▸ **Work to complete**
How many lines in the listing below include the word "Rebuild"? Reply with the count alone.

▸ **The input**
▬▬▬

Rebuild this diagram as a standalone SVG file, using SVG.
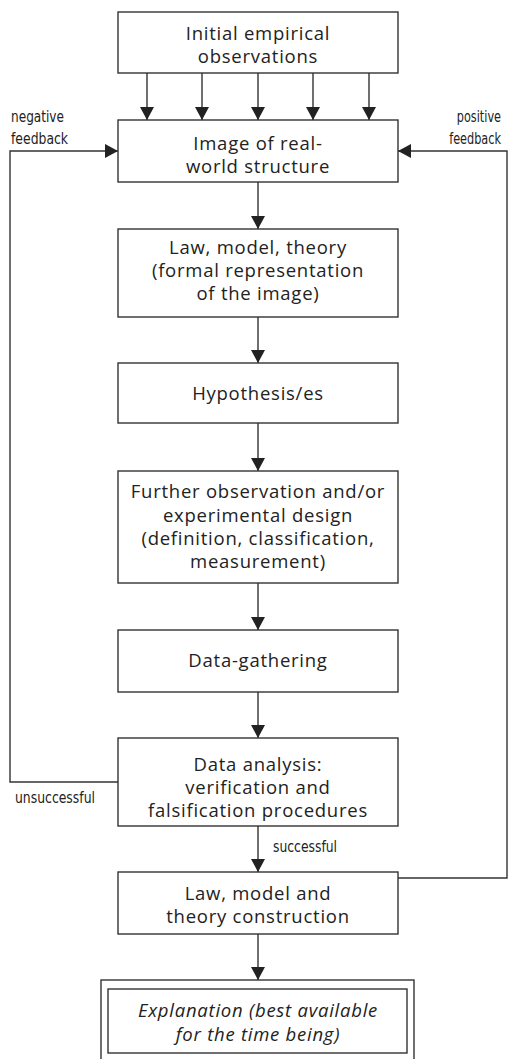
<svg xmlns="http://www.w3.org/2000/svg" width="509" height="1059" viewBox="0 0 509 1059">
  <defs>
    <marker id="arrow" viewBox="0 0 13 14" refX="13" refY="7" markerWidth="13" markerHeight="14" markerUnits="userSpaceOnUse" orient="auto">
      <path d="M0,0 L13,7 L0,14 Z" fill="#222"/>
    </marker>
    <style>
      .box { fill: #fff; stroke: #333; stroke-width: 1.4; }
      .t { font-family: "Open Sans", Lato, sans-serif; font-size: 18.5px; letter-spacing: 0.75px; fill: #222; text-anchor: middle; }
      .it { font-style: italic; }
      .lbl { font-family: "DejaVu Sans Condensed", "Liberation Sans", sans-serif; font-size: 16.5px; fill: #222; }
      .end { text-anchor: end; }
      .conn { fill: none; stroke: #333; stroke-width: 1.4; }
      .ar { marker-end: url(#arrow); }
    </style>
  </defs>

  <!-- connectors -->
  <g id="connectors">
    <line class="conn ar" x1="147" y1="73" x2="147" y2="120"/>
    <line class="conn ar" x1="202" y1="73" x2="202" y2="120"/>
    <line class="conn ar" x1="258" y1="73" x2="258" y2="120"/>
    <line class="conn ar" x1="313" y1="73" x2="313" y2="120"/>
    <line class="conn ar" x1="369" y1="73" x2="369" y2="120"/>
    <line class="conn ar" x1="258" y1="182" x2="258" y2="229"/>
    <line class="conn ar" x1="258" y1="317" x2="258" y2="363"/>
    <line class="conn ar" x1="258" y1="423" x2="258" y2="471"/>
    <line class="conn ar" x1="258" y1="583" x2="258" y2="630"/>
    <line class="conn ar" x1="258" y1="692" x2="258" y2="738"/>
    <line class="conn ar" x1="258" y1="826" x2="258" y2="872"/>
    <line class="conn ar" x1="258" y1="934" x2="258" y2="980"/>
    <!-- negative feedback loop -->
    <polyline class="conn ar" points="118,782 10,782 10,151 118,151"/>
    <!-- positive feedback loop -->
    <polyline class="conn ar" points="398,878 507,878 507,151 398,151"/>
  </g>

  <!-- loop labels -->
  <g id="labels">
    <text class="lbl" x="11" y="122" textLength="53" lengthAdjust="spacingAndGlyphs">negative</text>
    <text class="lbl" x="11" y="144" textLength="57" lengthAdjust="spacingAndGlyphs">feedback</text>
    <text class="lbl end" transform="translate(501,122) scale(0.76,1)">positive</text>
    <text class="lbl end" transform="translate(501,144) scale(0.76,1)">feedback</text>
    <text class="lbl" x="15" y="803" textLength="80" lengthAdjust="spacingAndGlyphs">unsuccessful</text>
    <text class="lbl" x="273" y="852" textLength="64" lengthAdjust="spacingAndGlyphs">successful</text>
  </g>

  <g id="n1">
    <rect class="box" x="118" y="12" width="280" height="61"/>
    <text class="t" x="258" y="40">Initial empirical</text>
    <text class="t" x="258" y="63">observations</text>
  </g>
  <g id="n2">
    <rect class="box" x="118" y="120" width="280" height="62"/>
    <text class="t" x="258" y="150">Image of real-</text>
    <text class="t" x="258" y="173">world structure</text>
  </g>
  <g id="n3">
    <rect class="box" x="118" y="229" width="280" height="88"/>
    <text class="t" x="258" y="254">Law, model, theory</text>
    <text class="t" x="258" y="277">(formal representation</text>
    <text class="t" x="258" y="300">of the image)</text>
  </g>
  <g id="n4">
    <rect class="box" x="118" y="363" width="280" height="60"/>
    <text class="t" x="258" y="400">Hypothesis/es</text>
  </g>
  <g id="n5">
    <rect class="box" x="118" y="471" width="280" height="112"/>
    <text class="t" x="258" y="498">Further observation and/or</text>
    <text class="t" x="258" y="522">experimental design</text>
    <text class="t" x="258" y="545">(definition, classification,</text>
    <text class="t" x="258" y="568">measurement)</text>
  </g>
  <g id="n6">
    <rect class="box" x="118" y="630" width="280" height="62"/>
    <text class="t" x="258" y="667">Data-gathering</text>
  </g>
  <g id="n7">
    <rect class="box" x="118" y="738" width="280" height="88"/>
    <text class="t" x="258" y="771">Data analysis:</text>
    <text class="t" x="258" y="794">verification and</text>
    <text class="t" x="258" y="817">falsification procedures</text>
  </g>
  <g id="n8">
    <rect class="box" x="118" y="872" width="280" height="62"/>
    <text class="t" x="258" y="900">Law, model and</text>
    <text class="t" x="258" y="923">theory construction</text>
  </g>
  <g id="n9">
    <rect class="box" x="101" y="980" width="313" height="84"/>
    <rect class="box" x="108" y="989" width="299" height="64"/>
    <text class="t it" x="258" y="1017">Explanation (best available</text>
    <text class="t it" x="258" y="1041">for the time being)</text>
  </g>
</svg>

▬▬▬

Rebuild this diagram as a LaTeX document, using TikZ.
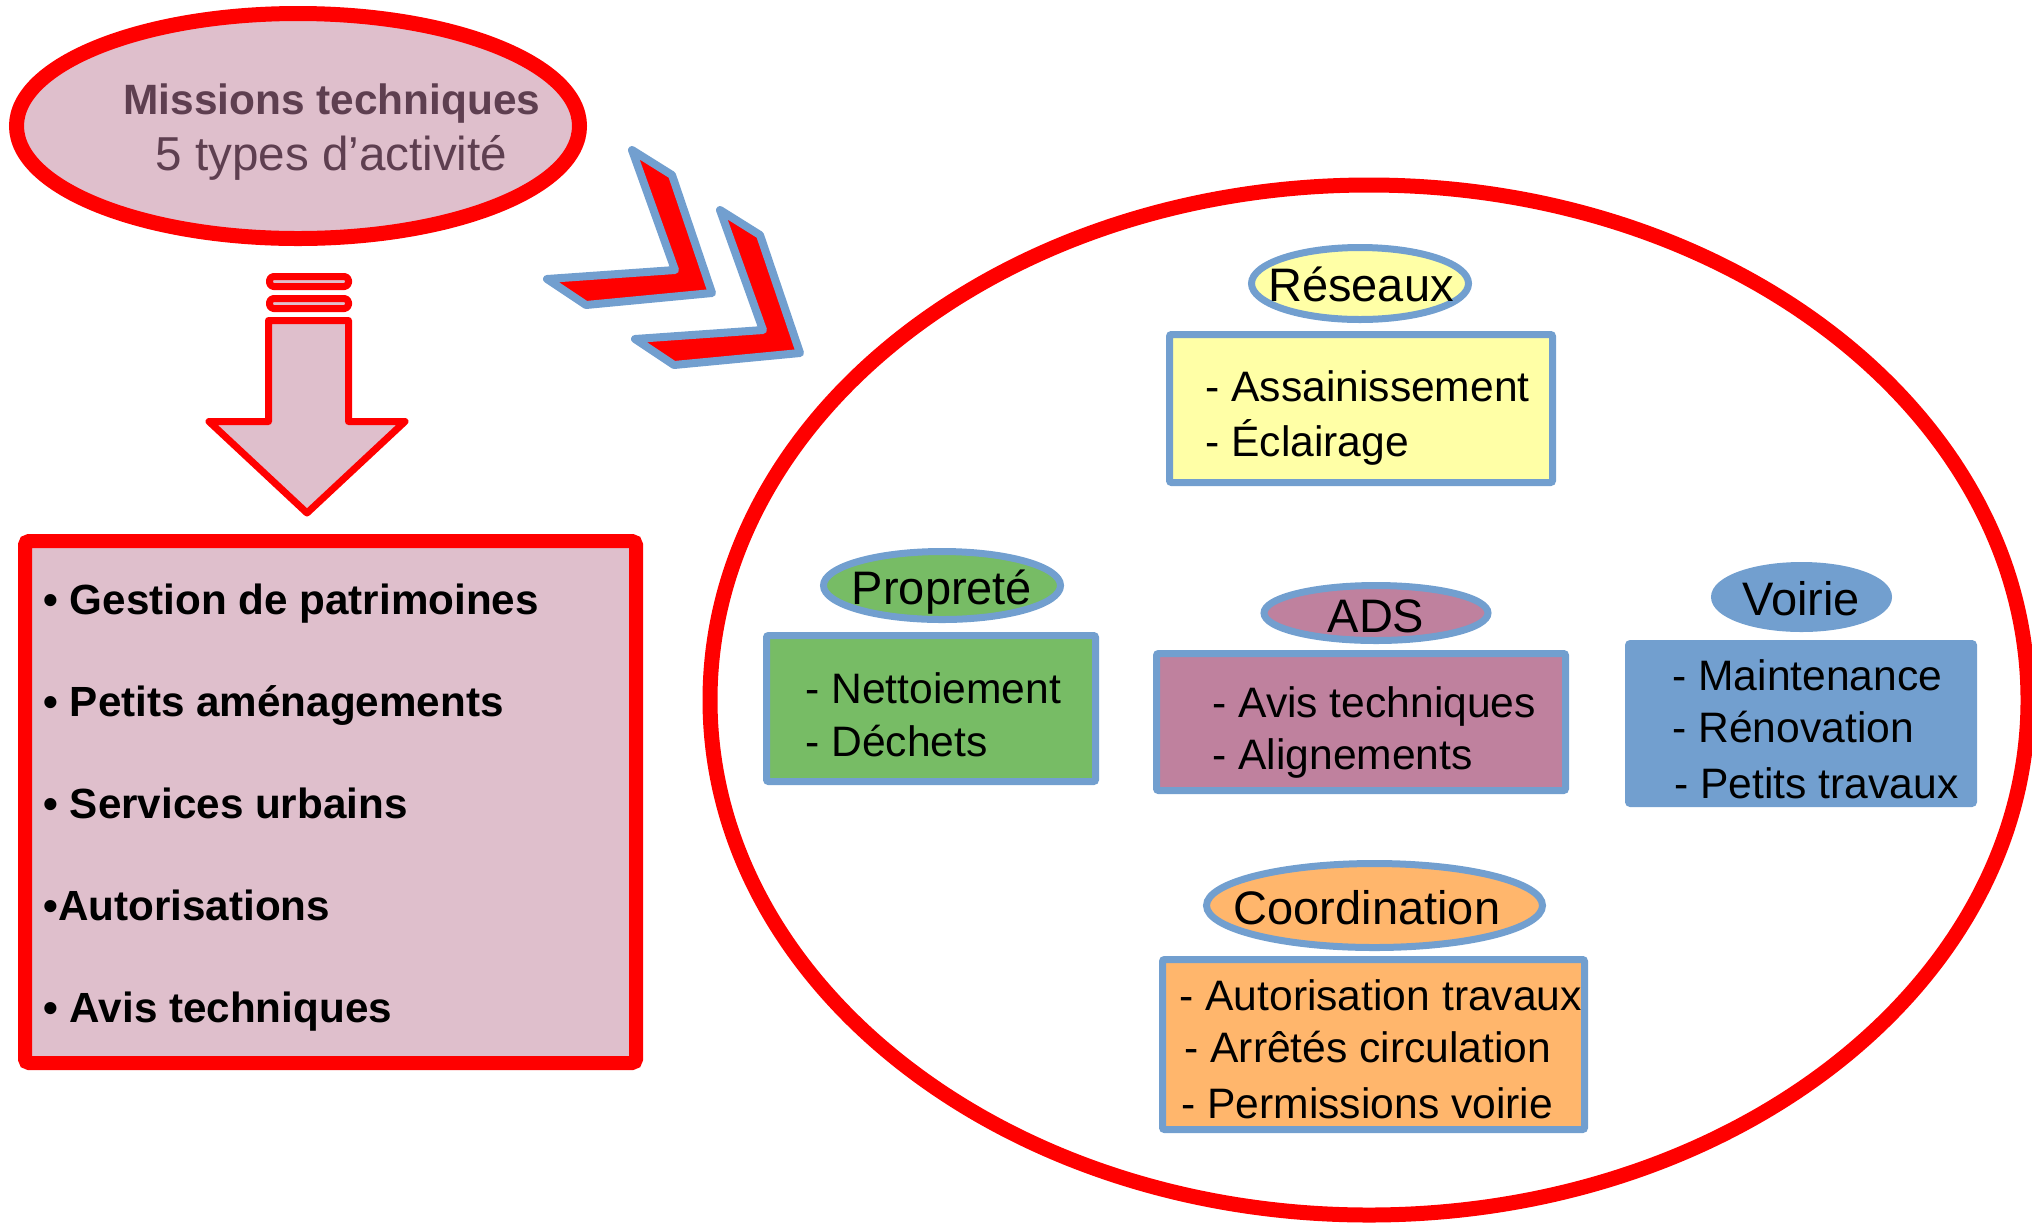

▬▬▬

▸ **Answer to the exercise**
2